India diperkirakan mencatat pertumbuhan konsumsi sebesar 1,3% tahun ini, mencapai 1,31 miliar ton, dengan dorongan dari sektor baja dan listrik yang mulai pulih di semester kedua. Indonesia sendiri mencatat konsumsi 268 juta ton pada 2025.
Proyeksi 2026, Masih Stabil, Tapi Ada Penurunan di Negara Maju
Ke depan, IEA memperkirakan konsumsi batubara global akan sedikit menurun di 2026, tetapi masih berada di level tinggi, yakni 8,78 miliar ton. China diperkirakan akan rebound dan hampir menyentuh kembali angka 5 miliar ton, sementara India naik 2,5% menjadi 1,35 miliar ton.
Sebaliknya, konsumsi di Uni Eropa diperkirakan turun drastis sebesar 61 juta ton, seiring percepatan pensiun pembangkit batubara dan ekspansi energi terbarukan. Jepang dan Korea juga terus mencatat penurunan.
![]() Change in global coal consumption, 2024–2026 |
Produksi dan Perdagangan Masih Tinggi, Tapi Menuju Penurunan
Meskipun permintaan stagnan, produksi batubara global pada 2024 justru menyentuh rekor 9,15 miliar ton, didorong oleh produksi tinggi di China, India, dan Indonesia. Di 2025, produksi diprediksi kembali naik ke 9,2 miliar ton, meski tekanan stok dan harga mulai terasa.
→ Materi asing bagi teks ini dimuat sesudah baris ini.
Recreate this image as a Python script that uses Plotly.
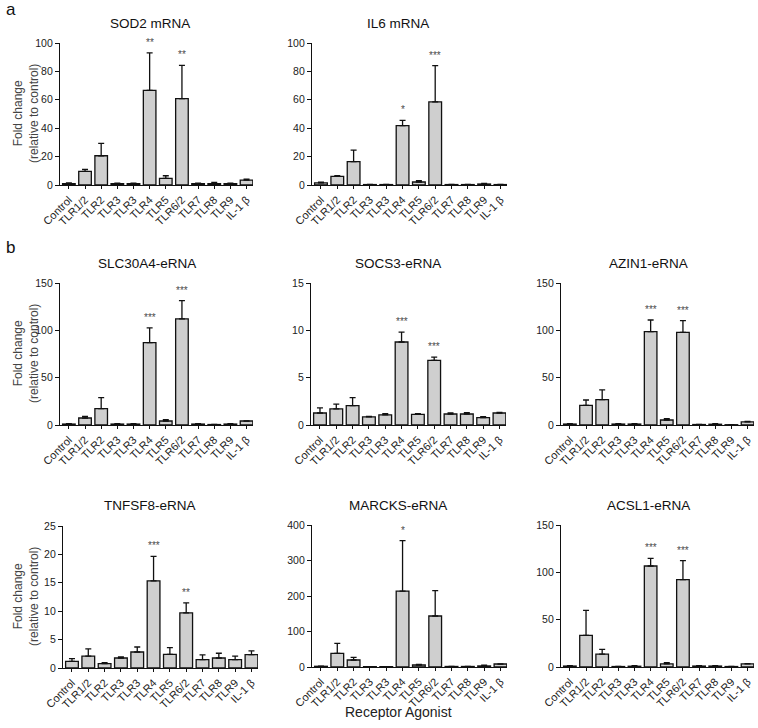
import plotly.graph_objects as go

categories = ["Control", "TLR1/2", "TLR2", "TLR3", "TLR3", "TLR4", "TLR5",
              "TLR6/2", "TLR7", "TLR8", "TLR9", "IL-1 β"]

titles = ["SOD2 mRNA", "IL6 mRNA", "SLC30A4-eRNA", "SOCS3-eRNA", "AZIN1-eRNA",
          "TNFSF8-eRNA", "MARCKS-eRNA", "ACSL1-eRNA"]

sod2_mean = [1.0, 9.6, 20.6, 1.0, 1.0, 66.7, 4.7, 60.8, 1.0, 1.0, 1.0, 3.5]
sod2_err = [0.5, 1.4, 8.7, 0.3, 0.3, 26.3, 1.8, 23.5, 0.3, 0.8, 0.3, 0.7]
il6_mean = [1.5, 6.1, 16.4, 0.3, 0.3, 41.8, 2.1, 58.5, 0.3, 0.3, 0.7, 0.3]
il6_err = [0.5, 0.5, 8.2, 0.1, 0.1, 3.7, 0.9, 25.5, 0.1, 0.1, 0.5, 0.1]
slc_mean = [1.0, 7.4, 17.3, 1.0, 1.0, 87.0, 4.2, 112.0, 1.0, 0.5, 1.0, 4.2]
slc_err = [0.5, 1.8, 11.6, 0.5, 0.5, 15.5, 1.4, 19.3, 0.5, 0.2, 0.5, 0.2]
socs3_mean = [1.27, 1.7, 2.04, 0.85, 1.06, 8.77, 1.13, 6.83, 1.16, 1.16, 0.77, 1.27]
socs3_err = [0.53, 0.5, 0.86, 0.05, 0.14, 1.05, 0.07, 0.35, 0.11, 0.14, 0.11, 0.07]
azin1_mean = [1.0, 20.8, 26.8, 1.0, 1.0, 98.6, 5.3, 97.9, 0.5, 0.8, 0.3, 3.2]
azin1_err = [0.5, 5.6, 10.2, 0.5, 0.5, 12.3, 1.4, 12.3, 0.2, 0.7, 0.1, 0.7]
tnfsf8_mean = [1.18, 2.1, 0.76, 1.76, 2.82, 15.35, 2.4, 9.7, 1.47, 1.76, 1.47, 2.35]
tnfsf8_err = [0.47, 1.25, 0.18, 0.18, 0.88, 4.3, 1.2, 1.77, 0.83, 0.84, 0.63, 0.65]
marcks_mean = [2.0, 38.5, 19.7, 1.0, 1.0, 214.0, 5.6, 143.7, 1.5, 1.5, 3.0, 8.5]
marcks_err = [0.5, 28.2, 7.5, 0.3, 0.3, 142.0, 1.9, 71.3, 0.3, 0.3, 2.0, 0.5]
acsl1_mean = [1.0, 33.5, 13.7, 0.5, 0.8, 106.7, 3.2, 92.3, 1.0, 1.0, 0.5, 3.2]
acsl1_err = [0.5, 26.4, 5.0, 0.2, 0.5, 8.1, 1.4, 20.0, 0.3, 0.3, 0.2, 0.3]

means = [sod2_mean, il6_mean, slc_mean, socs3_mean, azin1_mean,
         tnfsf8_mean, marcks_mean, acsl1_mean]
errs = [sod2_err, il6_err, slc_err, socs3_err, azin1_err,
        tnfsf8_err, marcks_err, acsl1_err]
y_max = [100, 100, 150, 15, 150, 25, 400, 150]
y_dtick = [20, 20, 50, 5, 50, 5, 100, 50]

# significance stars: (category index, text)
stars = [
    [(5, "**"), (7, "**")],
    [(5, "*"), (7, "***")],
    [(5, "***"), (7, "***")],
    [(5, "***"), (7, "***")],
    [(5, "***"), (7, "***")],
    [(5, "***"), (7, "**")],
    [(5, "*")],
    [(5, "***"), (7, "***")],
]

W, H = 758, 728
# pixel boxes: x0, x1, ytop, ybottom
boxes = [
    (60, 253, 43, 185), (312, 507, 43, 185),
    (60, 253, 283, 425), (311, 506, 283, 425), (561, 754, 283, 425),
    (63, 258, 526, 668), (312, 507, 525, 667), (561, 754, 525, 667),
]
title_pos = [(150, 23), (398, 23), (147, 263), (398, 263), (648, 263),
             (150, 505), (398, 505), (648, 505)]

FONT = "Arial, Liberation Sans, sans-serif"
fig = go.Figure()
annotations = []
xs = list(range(len(categories)))

for i in range(8):
    n = i + 1
    xa = "x" if n == 1 else f"x{n}"
    ya = "y" if n == 1 else f"y{n}"
    fig.add_trace(go.Bar(
        x=xs, y=means[i], xaxis=xa, yaxis=ya, width=0.78,
        marker=dict(color="#cfcfcf", line=dict(color="#111111", width=1.3)),
        error_y=dict(type="data", array=errs[i], arrayminus=[0] * 12,
                     symmetric=False, color="#111111", thickness=1.3, width=3),
        showlegend=False, hoverinfo="skip",
    ))
    x0, x1, yt, yb = boxes[i]
    xkey = "xaxis" if n == 1 else f"xaxis{n}"
    ykey = "yaxis" if n == 1 else f"yaxis{n}"
    fig.layout[xkey] = dict(
        domain=[x0 / W, x1 / W], anchor=ya, range=[-0.55, 11.4],
        tickvals=xs, ticktext=categories, tickangle=-45, automargin=False,
        showline=True, linecolor="#111111", linewidth=1.3,
        ticks="outside", ticklen=3, tickwidth=1, tickcolor="#111111",
        showgrid=False, zeroline=False, fixedrange=True,
        tickfont=dict(family=FONT, size=11, color="#222222"),
    )
    fig.layout[ykey] = dict(
        domain=[1 - yb / H, 1 - yt / H], anchor=xa, range=[0, y_max[i]],
        dtick=y_dtick[i], tick0=0, automargin=False,
        showline=True, linecolor="#111111", linewidth=1.3,
        ticks="outside", ticklen=4, tickwidth=1, tickcolor="#111111",
        showgrid=False, zeroline=False, fixedrange=True,
        tickfont=dict(family=FONT, size=10.5, color="#222222"),
    )
    if i in (0, 2, 5):
        annotations.append(dict(x=26 / W, y=1 - ((yt + yb) / 2) / H,
                                xref="paper", yref="paper",
                                text="Fold change<br>(relative to control)",
                                textangle=-90, showarrow=False,
                                xanchor="center", yanchor="middle",
                                font=dict(family=FONT, size=12, color="#444444")))
    tx, ty = title_pos[i]
    annotations.append(dict(x=tx / W, y=1 - ty / H, xref="paper", yref="paper",
                            text=titles[i], showarrow=False,
                            font=dict(family=FONT, size=13.5, color="#111111"),
                            xanchor="center", yanchor="middle"))
    for ci, txt in stars[i]:
        annotations.append(dict(x=ci, y=means[i][ci] + errs[i][ci], xref=xa, yref=ya,
                                text=txt, showarrow=False, yanchor="bottom", yshift=3,
                                font=dict(family=FONT, size=10, color="#4a4a4a")))

annotations.append(dict(x=4 / W, y=1 - 10 / H, xref="paper", yref="paper", text="a",
                        showarrow=False, xanchor="left", yanchor="middle",
                        font=dict(family=FONT, size=17, color="#111111")))
annotations.append(dict(x=4 / W, y=1 - 247 / H, xref="paper", yref="paper", text="b",
                        showarrow=False, xanchor="left", yanchor="middle",
                        font=dict(family=FONT, size=17, color="#111111")))
annotations.append(dict(x=398 / W, y=1 - 712 / H, xref="paper", yref="paper",
                        text="Receptor Agonist", showarrow=False,
                        xanchor="center", yanchor="middle",
                        font=dict(family=FONT, size=14, color="#222222")))

fig.update_layout(
    width=W, height=H, margin=dict(l=0, r=0, t=0, b=0, autoexpand=False),
    paper_bgcolor="white", plot_bgcolor="white",
    annotations=annotations, bargap=0.2,
)

fig.write_html("out.html", config={"displayModeBar": False},
               post_script="document.body.style.margin='0';"
                           "document.body.style.overflow='hidden';")
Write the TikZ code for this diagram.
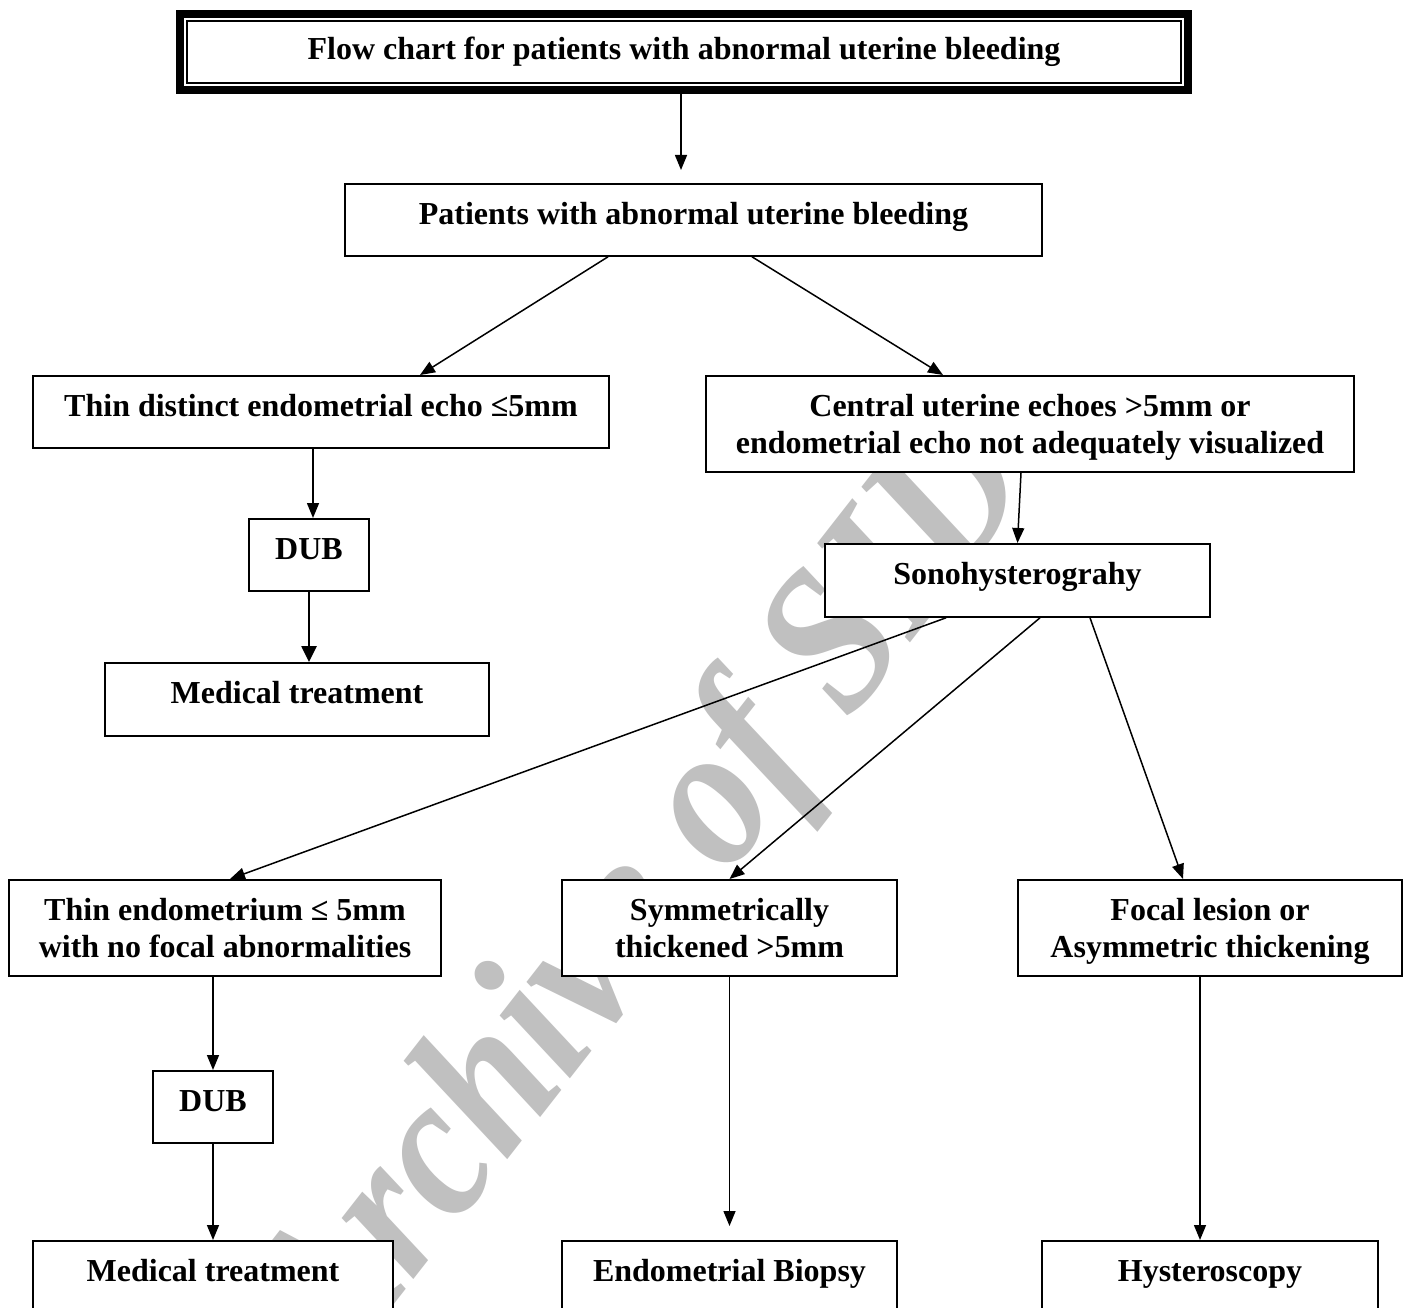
\documentclass[tikz,border=0pt]{standalone}
\usepackage{fontspec}
\setmainfont{Liberation Serif}
\usetikzlibrary{arrows.meta}
\definecolor{wmgray}{RGB}{192,192,192}
\begin{document}
\begin{tikzpicture}[x=1pt,y=-1pt,
  bx/.style={draw, fill=white, line width=1.8pt, inner sep=0pt, align=center,
    font=\fontsize{32}{37}\selectfont\bfseries, text height=40.5pt, anchor=north},
  bxtwo/.style={bx, text height=77.5pt},
  arr/.style={line width=1.5pt, -{Triangle[length=15pt,width=12pt]}},
  arrb/.style={line width=2.6pt, -{Triangle[length=16pt,width=15pt]}},
  wmark/.style={text=wmgray, font=\fontsize{183}{185}\selectfont\bfseries\itshape, rotate=52, inner sep=0pt}
]
\useasboundingbox (0,0) rectangle (1408,1308);
\clip (0,0) rectangle (1408,1308);
\fill[white] (0,0) rectangle (1408,1308);
% watermark
\node[wmark] (wm) at (647,899) {\scalebox{1}[1.12]{Archive of SID}};
% title
\node[minimum width=1016pt, minimum height=84pt, inner sep=0pt, anchor=north,
  font=\fontsize{32}{37}\selectfont\bfseries] (title) at (684,10) {Flow chart for patients with abnormal uterine bleeding};
\draw[line width=8pt] ([shift={(4pt,-4pt)}]title.north west) rectangle ([shift={(-4pt,4pt)}]title.south east);
\draw[line width=2.5pt] ([shift={(11.25pt,-11.25pt)}]title.north west) rectangle ([shift={(-11.25pt,11.25pt)}]title.south east);
% boxes
\node[bx, minimum width=697pt, minimum height=72pt, text depth=31.5pt] (pat) at (693.5,183) {Patients with abnormal uterine bleeding};
\node[bx, minimum width=576pt, minimum height=72pt, text depth=31.5pt] (thin) at (321,375) {Thin distinct endometrial echo ≤5mm};
\node[bxtwo, minimum width=648pt, minimum height=96pt, text depth=18.5pt] (central) at (1030,375) {Central uterine echoes >5mm or\\endometrial echo not adequately visualized};
\node[bx, minimum width=120pt, minimum height=72pt, text depth=31.5pt] (dubA) at (309,518) {DUB};
\node[bx, minimum width=385pt, minimum height=73pt, text depth=32.5pt] (sono) at (1017.5,543) {Sonohysterograhy};
\node[bx, minimum width=384pt, minimum height=73pt, text depth=32.5pt] (medA) at (297,662) {Medical treatment};
\node[bxtwo, minimum width=432pt, minimum height=96pt, text depth=18.5pt] (thinendo) at (225,879) {Thin endometrium ≤ 5mm\\with no focal abnormalities};
\node[bxtwo, minimum width=335pt, minimum height=96pt, text depth=18.5pt] (sym) at (729.5,879) {Symmetrically\\thickened >5mm};
\node[bxtwo, minimum width=384pt, minimum height=96pt, text depth=18.5pt] (focal) at (1210,879) {Focal lesion or\\Asymmetric thickening};
\node[bx, minimum width=120pt, minimum height=72pt, text depth=31.5pt] (dubB) at (213,1070) {DUB};
\node[bx, minimum width=360pt, minimum height=100pt, text depth=59.5pt] (medB) at (213,1240) {Medical treatment};
\node[bx, minimum width=335pt, minimum height=100pt, text depth=59.5pt] (bio) at (729.5,1240) {Endometrial Biopsy};
\node[bx, minimum width=336pt, minimum height=100pt, text depth=59.5pt] (hyst) at (1210,1240) {Hysteroscopy};
% connectors
\coordinate (tA) at ([xshift=-3pt]title.south);
\coordinate (tB) at ([yshift=13pt]pat.north);
\draw[arr] (tA) -- (tB -| tA);
\draw[arr] ([xshift=-85.5pt]pat.south) -- ([xshift=99pt]thin.north);
\draw[arr] ([xshift=58.5pt]pat.south) -- ([xshift=-87pt]central.north);
\draw[arr] ([xshift=-8pt]thin.south) -- ([xshift=4pt]dubA.north);
\draw[arrb] (dubA.south) -- ([xshift=12pt]medA.north);
\draw[arr] ([xshift=-9pt]central.south) -- (sono.north);
\draw[arr] ([xshift=-71.5pt]sono.south) -- ([xshift=5pt]thinendo.north);
\draw[arr] ([xshift=22.5pt]sono.south) -- (sym.north);
\draw[arr] ([xshift=72.5pt]sono.south) -- ([xshift=-27pt]focal.north);
\draw[arr] ([xshift=-12pt]thinendo.south) -- (dubB.north);
\draw[arr] (dubB.south) -- (medB.north);
\draw[arr] (sym.south) -- ([yshift=14pt]bio.north);
\draw[arr] ([xshift=-10pt]focal.south) -- ([xshift=-10pt]hyst.north);
\end{tikzpicture}
\end{document}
Indonesia, misalnya, diperkirakan memangkas produksinya sebesar 10% pada 2025 karena lesunya harga ekspor dan gangguan cuaca. Sebaliknya, produksi di India terus naik didorong oleh tambang swasta dan captive mining blocks.
Sementara itu, perdagangan batubara global juga mencapai rekor pada 2024, tembus 1,55 miliar ton. Namun pada 2025 dan 2026, IEA memproyeksi dua tahun berturut-turut penurunan perdagangan sesuatu yang belum pernah terjadi sepanjang abad ini.
Setelah melonjak pada 2022, harga batubara kini menurun drastis. Harga thermal coal di China turun ke level terendah sejak 2021, sementara harga internasional seperti Newcastle dan ARA juga stabil di kisaran US$ 100 per ton pada pertengahan 2025.
Harga batubara dari Rusia pun kehilangan daya saing karena diskon besar yang tak lagi berkelanjutan, terutama di tengah sanksi dan beban biaya ekspor yang tinggi.
Meski dunia bergerak ke arah transisi energi, batubara belum sepenuhnya ditinggalkan. Permintaan masih tinggi terutama di Asia dan produksi tetap berjalan meskipun permintaan mulai datar. Namun tren 2025-2026 menunjukkan awal dari pergeseran pasar, bahwa konsumsi negara maju menurun, perdagangan internasional mulai surut, dan harga semakin tertekan.
Bagaimanapun, selama China dan India belum beralih penuh ke energi bersih, batubara akan tetap jadi bagian penting dari sistem energi global.